Our View: Passing this test is vital

Because any colorless, odorless, radioactive gas to which your home, school and workplace is highly susceptible can be life-threatening, the N.C. Department of Heath and Human Services is wise to sound the alarm about radon, a common substance to which we are commonly exposed.

We'd be wise to listen.

The radiation protection section of the state health department is rightly joining in the January announcement about national Radon Action Month -- an announcement which declares radon as the second-leading cause of lung cancer in the United States.

Radon becomes a problem when it becomes an unwelcome guest in any area where we spend a significant amount of time -- our homes, our schools, our places of business -- and because it's not easily detectable and comes from a natural source, the radioactive decay of naturally occurring uranium in our soil, it can be easy to consume long-term exposure and not know it.
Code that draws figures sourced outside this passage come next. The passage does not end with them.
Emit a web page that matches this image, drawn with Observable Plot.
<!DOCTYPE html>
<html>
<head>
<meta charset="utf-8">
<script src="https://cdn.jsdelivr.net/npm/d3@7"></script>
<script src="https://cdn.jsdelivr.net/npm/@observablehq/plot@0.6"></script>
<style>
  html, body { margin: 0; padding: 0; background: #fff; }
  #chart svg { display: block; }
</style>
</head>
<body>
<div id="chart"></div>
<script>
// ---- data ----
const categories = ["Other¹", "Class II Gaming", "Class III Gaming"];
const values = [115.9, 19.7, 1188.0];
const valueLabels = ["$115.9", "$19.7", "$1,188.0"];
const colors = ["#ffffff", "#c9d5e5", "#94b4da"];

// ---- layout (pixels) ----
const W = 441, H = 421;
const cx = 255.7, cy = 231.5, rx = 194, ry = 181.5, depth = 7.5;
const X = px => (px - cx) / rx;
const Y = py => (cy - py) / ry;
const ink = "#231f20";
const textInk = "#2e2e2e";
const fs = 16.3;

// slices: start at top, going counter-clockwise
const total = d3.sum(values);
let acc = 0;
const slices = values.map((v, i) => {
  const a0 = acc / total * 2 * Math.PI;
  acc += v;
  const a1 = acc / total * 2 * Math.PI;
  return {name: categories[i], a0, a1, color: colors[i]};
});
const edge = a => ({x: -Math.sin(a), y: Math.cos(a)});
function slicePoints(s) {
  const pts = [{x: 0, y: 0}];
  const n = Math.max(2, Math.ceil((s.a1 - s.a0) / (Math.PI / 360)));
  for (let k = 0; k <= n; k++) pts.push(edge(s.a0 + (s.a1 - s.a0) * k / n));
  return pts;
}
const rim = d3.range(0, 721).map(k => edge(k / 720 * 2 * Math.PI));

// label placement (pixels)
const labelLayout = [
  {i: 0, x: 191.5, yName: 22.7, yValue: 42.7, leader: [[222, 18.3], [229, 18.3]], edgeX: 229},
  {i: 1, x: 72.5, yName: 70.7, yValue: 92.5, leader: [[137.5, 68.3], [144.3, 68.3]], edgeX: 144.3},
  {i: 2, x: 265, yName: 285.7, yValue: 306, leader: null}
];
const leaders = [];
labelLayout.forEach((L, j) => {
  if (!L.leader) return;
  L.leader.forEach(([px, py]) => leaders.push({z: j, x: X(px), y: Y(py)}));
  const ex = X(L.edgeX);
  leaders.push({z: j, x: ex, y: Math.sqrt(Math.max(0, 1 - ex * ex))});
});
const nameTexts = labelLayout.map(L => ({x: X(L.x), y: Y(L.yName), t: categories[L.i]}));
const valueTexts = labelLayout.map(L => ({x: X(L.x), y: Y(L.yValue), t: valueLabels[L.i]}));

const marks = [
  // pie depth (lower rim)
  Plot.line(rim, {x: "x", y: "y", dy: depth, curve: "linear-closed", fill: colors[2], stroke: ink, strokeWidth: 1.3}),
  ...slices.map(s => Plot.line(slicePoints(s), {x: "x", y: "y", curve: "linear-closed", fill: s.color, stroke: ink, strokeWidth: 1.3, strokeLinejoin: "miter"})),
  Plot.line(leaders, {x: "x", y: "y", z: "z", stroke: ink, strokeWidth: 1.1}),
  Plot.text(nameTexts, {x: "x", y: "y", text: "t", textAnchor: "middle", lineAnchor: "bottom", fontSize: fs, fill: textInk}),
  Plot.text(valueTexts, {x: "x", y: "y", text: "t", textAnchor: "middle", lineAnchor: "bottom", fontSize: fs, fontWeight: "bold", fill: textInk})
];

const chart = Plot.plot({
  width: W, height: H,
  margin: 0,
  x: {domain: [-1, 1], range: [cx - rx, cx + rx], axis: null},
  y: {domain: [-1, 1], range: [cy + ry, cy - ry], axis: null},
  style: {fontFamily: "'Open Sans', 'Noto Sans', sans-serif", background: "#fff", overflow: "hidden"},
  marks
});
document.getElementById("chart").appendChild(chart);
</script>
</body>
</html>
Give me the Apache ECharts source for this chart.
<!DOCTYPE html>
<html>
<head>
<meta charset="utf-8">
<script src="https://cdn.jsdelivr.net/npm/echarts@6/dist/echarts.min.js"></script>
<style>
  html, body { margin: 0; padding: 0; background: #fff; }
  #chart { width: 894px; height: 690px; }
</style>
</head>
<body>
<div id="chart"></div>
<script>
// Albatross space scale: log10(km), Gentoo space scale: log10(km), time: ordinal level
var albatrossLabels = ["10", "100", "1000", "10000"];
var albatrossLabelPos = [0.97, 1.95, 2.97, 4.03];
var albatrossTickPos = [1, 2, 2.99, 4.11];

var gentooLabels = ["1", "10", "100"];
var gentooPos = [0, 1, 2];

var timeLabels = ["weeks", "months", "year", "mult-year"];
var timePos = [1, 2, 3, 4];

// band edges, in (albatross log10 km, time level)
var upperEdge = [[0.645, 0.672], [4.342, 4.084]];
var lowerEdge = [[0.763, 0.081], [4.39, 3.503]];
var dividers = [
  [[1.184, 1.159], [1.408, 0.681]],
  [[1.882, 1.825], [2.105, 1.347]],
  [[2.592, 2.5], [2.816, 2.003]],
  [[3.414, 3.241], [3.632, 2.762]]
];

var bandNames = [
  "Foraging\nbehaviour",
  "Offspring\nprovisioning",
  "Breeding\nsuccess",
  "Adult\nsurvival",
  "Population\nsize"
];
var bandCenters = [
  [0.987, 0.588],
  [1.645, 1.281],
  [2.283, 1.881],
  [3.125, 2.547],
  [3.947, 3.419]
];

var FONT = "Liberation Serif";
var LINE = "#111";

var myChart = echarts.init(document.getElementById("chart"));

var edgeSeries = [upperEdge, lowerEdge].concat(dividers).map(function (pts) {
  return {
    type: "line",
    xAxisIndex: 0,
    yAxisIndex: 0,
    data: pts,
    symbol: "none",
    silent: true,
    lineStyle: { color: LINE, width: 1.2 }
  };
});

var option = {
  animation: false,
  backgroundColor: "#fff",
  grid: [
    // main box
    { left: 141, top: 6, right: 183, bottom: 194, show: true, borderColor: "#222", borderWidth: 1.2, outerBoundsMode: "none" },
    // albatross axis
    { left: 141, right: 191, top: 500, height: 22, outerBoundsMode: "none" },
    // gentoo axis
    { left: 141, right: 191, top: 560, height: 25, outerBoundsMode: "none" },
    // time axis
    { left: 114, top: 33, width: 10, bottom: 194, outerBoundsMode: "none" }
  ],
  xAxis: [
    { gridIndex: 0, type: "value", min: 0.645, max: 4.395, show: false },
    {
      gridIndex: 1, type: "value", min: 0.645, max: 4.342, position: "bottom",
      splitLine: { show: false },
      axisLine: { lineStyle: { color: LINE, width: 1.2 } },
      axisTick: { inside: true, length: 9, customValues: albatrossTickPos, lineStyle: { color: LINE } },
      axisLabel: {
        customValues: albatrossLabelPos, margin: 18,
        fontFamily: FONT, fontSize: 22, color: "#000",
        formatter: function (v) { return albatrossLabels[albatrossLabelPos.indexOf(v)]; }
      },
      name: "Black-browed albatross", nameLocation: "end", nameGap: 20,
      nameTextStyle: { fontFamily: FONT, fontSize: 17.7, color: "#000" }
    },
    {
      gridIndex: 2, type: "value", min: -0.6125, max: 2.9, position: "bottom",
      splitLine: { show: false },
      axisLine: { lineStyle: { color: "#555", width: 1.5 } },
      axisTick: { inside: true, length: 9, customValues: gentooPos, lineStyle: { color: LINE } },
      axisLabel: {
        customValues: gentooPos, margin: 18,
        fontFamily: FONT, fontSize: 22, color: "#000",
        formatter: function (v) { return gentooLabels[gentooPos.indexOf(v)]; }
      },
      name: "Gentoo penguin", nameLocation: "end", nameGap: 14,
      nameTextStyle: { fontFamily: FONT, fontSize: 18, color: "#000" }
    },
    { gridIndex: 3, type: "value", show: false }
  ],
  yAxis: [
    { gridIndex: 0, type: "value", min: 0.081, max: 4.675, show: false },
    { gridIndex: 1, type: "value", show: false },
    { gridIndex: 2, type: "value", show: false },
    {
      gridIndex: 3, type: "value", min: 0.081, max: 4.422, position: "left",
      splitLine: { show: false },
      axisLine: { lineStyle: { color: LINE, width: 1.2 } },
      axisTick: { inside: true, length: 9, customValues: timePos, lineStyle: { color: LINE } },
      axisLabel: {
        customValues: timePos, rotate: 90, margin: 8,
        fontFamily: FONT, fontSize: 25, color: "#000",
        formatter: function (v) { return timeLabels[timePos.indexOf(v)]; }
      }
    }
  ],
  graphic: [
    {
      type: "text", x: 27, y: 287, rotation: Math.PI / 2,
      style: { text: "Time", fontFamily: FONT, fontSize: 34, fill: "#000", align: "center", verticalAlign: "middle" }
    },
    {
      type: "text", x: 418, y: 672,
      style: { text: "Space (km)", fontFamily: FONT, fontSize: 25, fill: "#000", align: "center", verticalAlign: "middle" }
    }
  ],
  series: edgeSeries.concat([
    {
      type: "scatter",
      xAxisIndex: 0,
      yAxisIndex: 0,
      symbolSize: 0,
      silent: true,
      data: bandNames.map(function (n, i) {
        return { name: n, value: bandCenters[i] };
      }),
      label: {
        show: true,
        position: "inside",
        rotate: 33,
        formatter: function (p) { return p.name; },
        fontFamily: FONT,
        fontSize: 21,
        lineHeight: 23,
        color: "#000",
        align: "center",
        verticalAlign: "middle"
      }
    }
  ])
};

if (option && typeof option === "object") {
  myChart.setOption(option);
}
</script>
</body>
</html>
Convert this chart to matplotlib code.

That can be deadly: Radon is a Class A known human carcinogen, an agent that causes cancer in people.

That agent may be more prevalent and malevolent than you think. Many areas of Western North Carolina have tested for elevated radon levels that can be dangerous: An elementary student, for example, who spends eight hours a day, 180 days per year in a classroom with elevated radon will receive about 10 times as much radiation as the Nuclear Regulatory Commission allows at the edge of a nuclear power plant.

The only way to rid a space of excessive radon gas is through professional mitigation, but you don't have to be a professional to test for the substance initially. 

In January, the NCDHHS is offering free radon test kits you can do yourself. Order the kits at 

The cost of the test kit is free. The cost of not testing could be immeasurable.